To utter the name of Jesus is, on the other hand, to enter, as much as a creature is able, into Christ's filial consciousness. After finding in the word "Jesus" the Father's tender appeal "My Son"!, it is also to find in it the Son's tender response, "My Father"! It is to recognize in Jesus the perfect expression of the Father, to unite ourselves to the eternal orientation of the Son towards the Father, to the total offering of the Son to his Father. To utter the name of Jesus - if it is permissible to speak in this way - is in a certain fashion to join the Son to the Father and to glimpse some reflection of the mystery of their unity. It is to find the best approach to the Father's heart.
10. Jesus in his totality.
We have considered various aspects of the invocation of the name of Jesus. We have arranged them in a kind of ascending ladder, perhaps pedagogically useful, but artificial, because in point of fact the various steps intermingle and "God does not give the Spirit by measure" (Ин. 3:34). At various stages in the practice of the invocation of the name of Jesus, it can be good, even necessary, to concentrate our attention upon one or other particular aspect of the divine name. But a moment comes when such specialization grows wearisome, difficult, and sometimes even impossible. The contemplation and invocation of the name of Jesus then becomes all-embracing. Every implication of the name becomes simultaneously, although obscurely, present to our mind. We say "Jesus", and we rest in a plentitude and totality that can no longer be taken from us. The name of Jesus then becomes a bearer of the whole Christ. It brings us into his total presence.

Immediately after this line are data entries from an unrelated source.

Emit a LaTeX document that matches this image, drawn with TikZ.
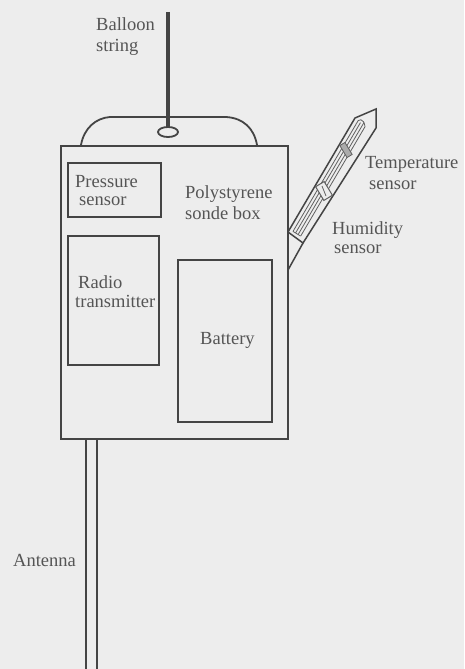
\documentclass[tikz,border=0pt]{standalone}
\usepackage{fontspec}
\usetikzlibrary{calc}
\setmainfont{Liberation Serif}
\definecolor{paper}{HTML}{EDEDED}
\definecolor{ink}{HTML}{444444}
\definecolor{lbl}{HTML}{555555}
\tikzset{
  px/.style={x=1pt,y=-1pt},
  boxpart/.style={draw=ink,line width=1.5pt,fill=none,inner sep=0pt},
  lab/.style={text=lbl,font=\fontsize{18.5}{21}\selectfont,align=left,inner sep=0pt},
  ln/.style={draw=ink,line width=1.5pt},
  thin part/.style={draw=ink!85,line width=0.8pt}
}
\begin{document}
\begin{tikzpicture}[px]
\path[use as bounding box,fill=paper] (0,0) rectangle (464,669);
% string and handle
\coordinate (s1) at (168,12);
\coordinate (s2) at (168,127);
\draw[draw=ink,line width=4pt] (s1) -- (s2);
\draw[ln,line width=1.8pt] (168,132) ellipse (10pt and 5pt);
\draw[ln,line width=1.8pt] (81,145) .. controls (84,128) and (96,118) .. (110,117) -- (226,117) .. controls (243,118) and (254,128) .. (257,145);
% box
\node[boxpart,line width=2pt,minimum width=227pt,minimum height=293pt,anchor=north west] (box) at (60,145) {};
\node[boxpart,minimum width=93pt,minimum height=54pt,anchor=north west] (pressure) at (67,162) {};
\node[boxpart,minimum width=91pt,minimum height=129pt,anchor=north west] (radio) at (67,235) {};
\node[boxpart,minimum width=94pt,minimum height=162pt,anchor=north west] (battery) at (177,259) {};
% antenna
\coordinate (a1) at (86,669);
\coordinate (a2) at (97,669);
\draw[ln,line width=2.2pt] (86,438) -- (a1);
\draw[ln,line width=1.6pt] (97,438) -- (a2);
% sensor
\draw[ln] (288,232) -- (355,118) -- (376,109) -- (376,128) -- (303,243) -- cycle;
\coordinate (w1) at (288,270);
\draw[ln] (w1) -- (303,243);
\foreach \d/\e in {4/128,7/131,10/133,13/130}{
  \draw[thin part] ($(288,232)+(\d*0.862,\d*0.507)+(0.507*3,-0.862*3)$) -- ($(288,232)+(\d*0.862,\d*0.507)+(0.507*\e,-0.862*\e)$);
}
\draw[thin part] (293,231.4) -- (300.5,236);
\draw[thin part] (356.3,123.7) .. controls (358,118) and (364,118) .. (365,126.6);
\draw[thin part,fill=ink!45,rotate around={-59:(346,150)}] (339,147) rectangle (353,153);
\draw[thin part,line width=1pt,fill=paper,rotate around={-59:(324,191)}] (316,186) rectangle (332,196);
\draw[thin part] (322,186) -- (326,196);
% labels
\node[lab,anchor=west] (balloon) at (96,37) {Balloon\\string};
\node[lab,anchor=west,font=\fontsize{18.5}{17.5}\selectfont] (pressl) at (75,190.5) {Pressure\\\hspace*{4pt}sensor};
\node[lab,anchor=west] (poly) at (185,203) {Polystyrene\\sonde box};
\node[lab,anchor=west,font=\fontsize{18.5}{19}\selectfont] (radiol) at (75,292) {\hspace*{3pt}Radio\\transmitter};
\node[lab,anchor=west] (batl) at (200,340) {Battery};
\node[lab,anchor=west] (temp) at (365,173) {Temperature\\\hspace*{4pt}sensor};
\node[lab,anchor=west,font=\fontsize{18.5}{19}\selectfont] (hum) at (332,238) {Humidity\\\hspace*{2pt}sensor};
\node[lab,anchor=west] (ant) at (13,560) {Antenna};
\end{tikzpicture}
\end{document}
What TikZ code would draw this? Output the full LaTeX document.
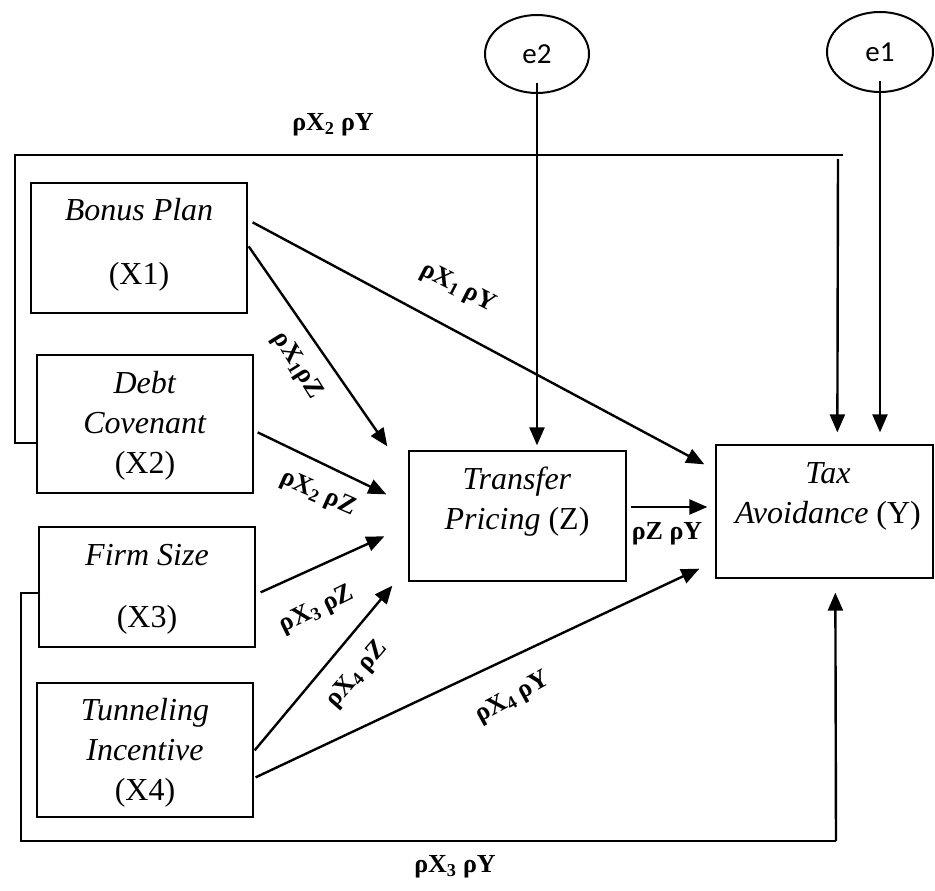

In this total presence are found all the realities towards which the name has served as a means of approach: salvation and pardon, the Incarnation and the Transfiguration, the Church and the Eucharist, the Spirit and the Father. All things then appear to us "gathered together in Christ" (Еф. 1:10). The total presence is all. The name is nothing without the Presence. He who has attained the Presence has no longer any need of the name. The name is only the support of the Presence. At the end of the road, we are to become free from the actual name, free from everything except from Jesus, from the living and ineffable contact with his person.
A ray of light brings together the various colors which the prism scatters. Thus the "total name", the sign and bearer of the total Presence, acts as a lens which receives and concentrates the white light of Jesus. This lens helps us to light the fire of which it was said: "I am come to cast fire on the earth" (Лк. 12:49). If we cling to the name of Jesus, we shall receive the special blessing that Scripture promises, "Have mercy on me as is thy custom toward them that love thy name" (Пс. 119:132). And may the Lord be pleased to say of us what he said of Saul: "He is a chosen vessel of mine, to bear my name" (Деян. 9:15).